O
calor da tarde me fez sentar à sombra, num banco de praça. E enquanto a sombra
me trazia de volta o fôlego perdido, notei um homem parado ali por perto. Sua
aparência peculiar me chamou a atenção.
Estava
ele, um senhor de aparência bastante humilde, se aprontando para sair. Notei a
barba, cuja cor vinha sendo tingida de branco pelos anos que se acumulavam em
seu calendário. Os anos também deveriam ser os responsáveis pelos vincos que
cercavam os olhos dele. O ar de maturidade era quase palpável. Aquela
maturidade que o tempo trás, mas a custo de experiências excruciantes.
Seus
pés visivelmente calejados haviam sido calçados com um chinelo azul. A cor
pouco desbotada mostrava que a caminhada em conjunto era apenas começada. Ainda muito chão teriam os dois pela frente.
Tinha
ele, e parecido orgulhoso disso, uma bicicleta. A marca conhecida, cuja
propaganda estava impressa no quadro, agora mal se podia ler. O outrora
vermelho da pintura vinha sendo substituído pela marrom impiedoso da ferrugem.
Sinal de que há muito os dois se possuíam e envelheciam lado a lado.
Chamou-me
a atenção o cuidado, beirando devoção, com que preparava sua companheira de
jornada para sair. Com calma, e um pouco de carinho, ele a aprontava e ajeitava
um cadeado e uma corrente. Os objetos pareciam ser recém-adquiridos, e esse
contraste era evidente, assim como a preocupação com sua posse de longa data.
O
zelo do homem me deixou fascinada por algum tempo. Enquanto o olhava, pensei
nas coisas que ele provavelmente ignorava.

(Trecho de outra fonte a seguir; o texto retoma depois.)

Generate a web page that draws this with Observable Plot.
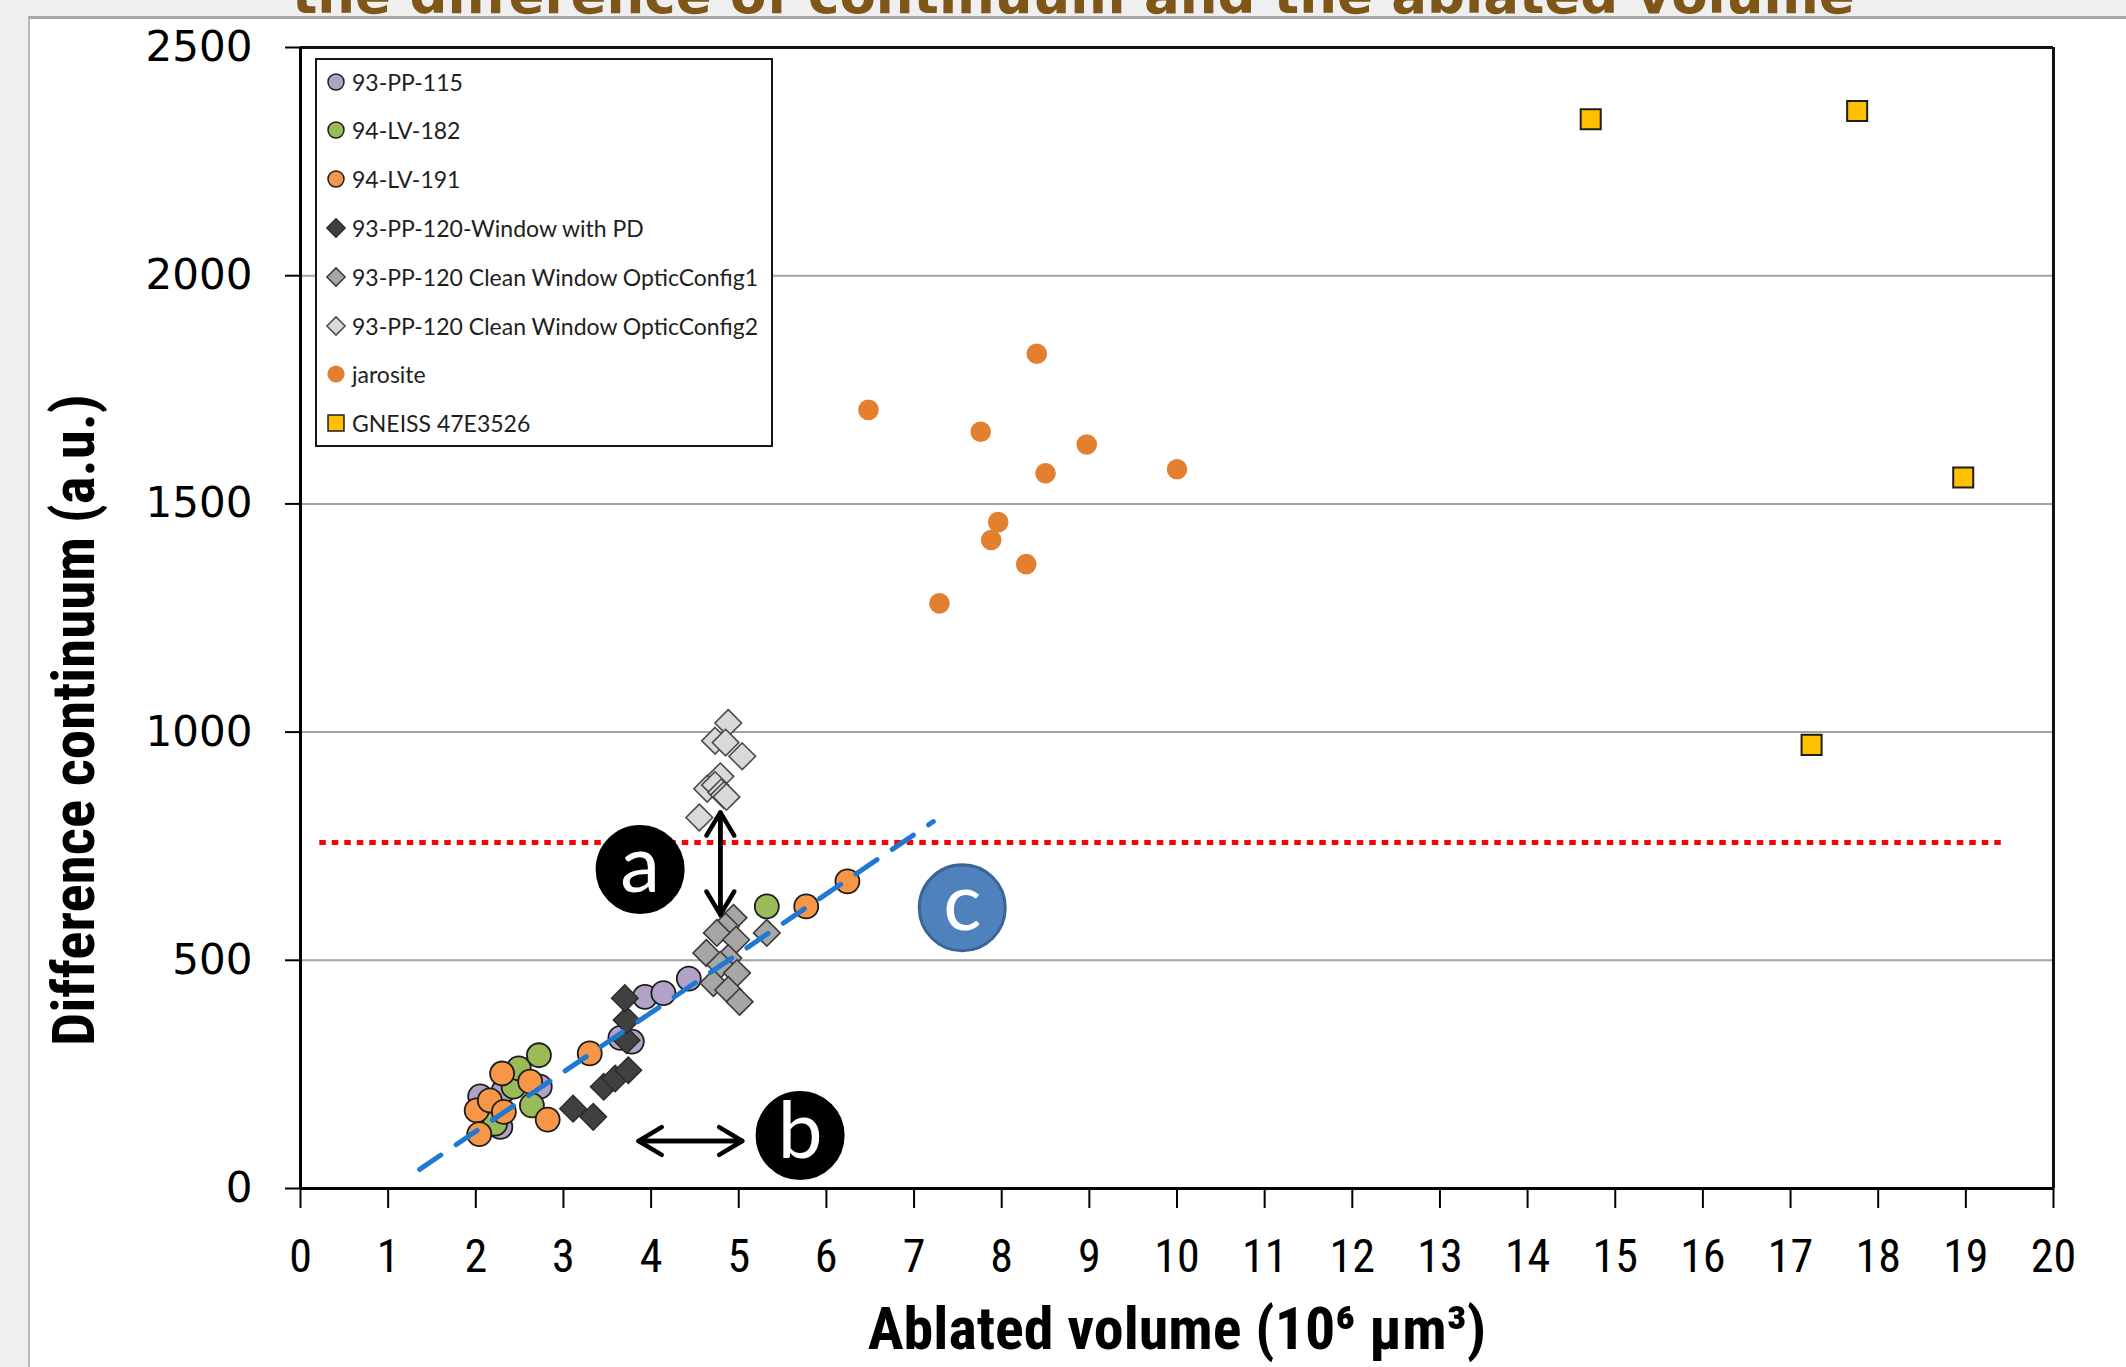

Certamente não nutria nenhuma preocupação com o que acontece nas mídias
que tanto prezamos. Não parecia gastar seu tempo com essas miudezas. Talvez ele
risse de mim, se eu lhe perguntasse sobre seguidores de redes sociais. Acho que
ele se interessa mais por uma boa conversa, feita na porta de casa, sem
tecnologias.
Mas
via-se claramente que ele entendia de trabalhar para ganhar seu pão. Seu
semblante não deixava dúvidas de que foi o suor no rosto quem lhe comprou o
sustento, dia após dia; o olhar atento denunciava que ele viu muito da vida, e
aprendeu com ela. E deve ter guardado muitas dessas histórias pra transportar
em sua ‘bagageira’.
O
cadeado novo, que manteria segura sua bicicleta, mostrou que ele sabe o que
importa de verdade: que tem valor o que foi conquistado com esforço. Que as
coisas não deveriam ser tão descartáveis como temos feito parecer. Dignidade
não tem preço, ainda que se tenham poucos bens. Estar vestido com simplicidade,
de chinelo no pé e modéstia na cara não diminui a pessoa de ninguém.
E
então finalmente eu o vi partir, com sua Monark e suas verdades sob o sol
escaldante. Fiquei com as lições. A vida segue me ensinando de muitas maneiras,
e hoje ela estava montada em uma velha bicicleta vermelha.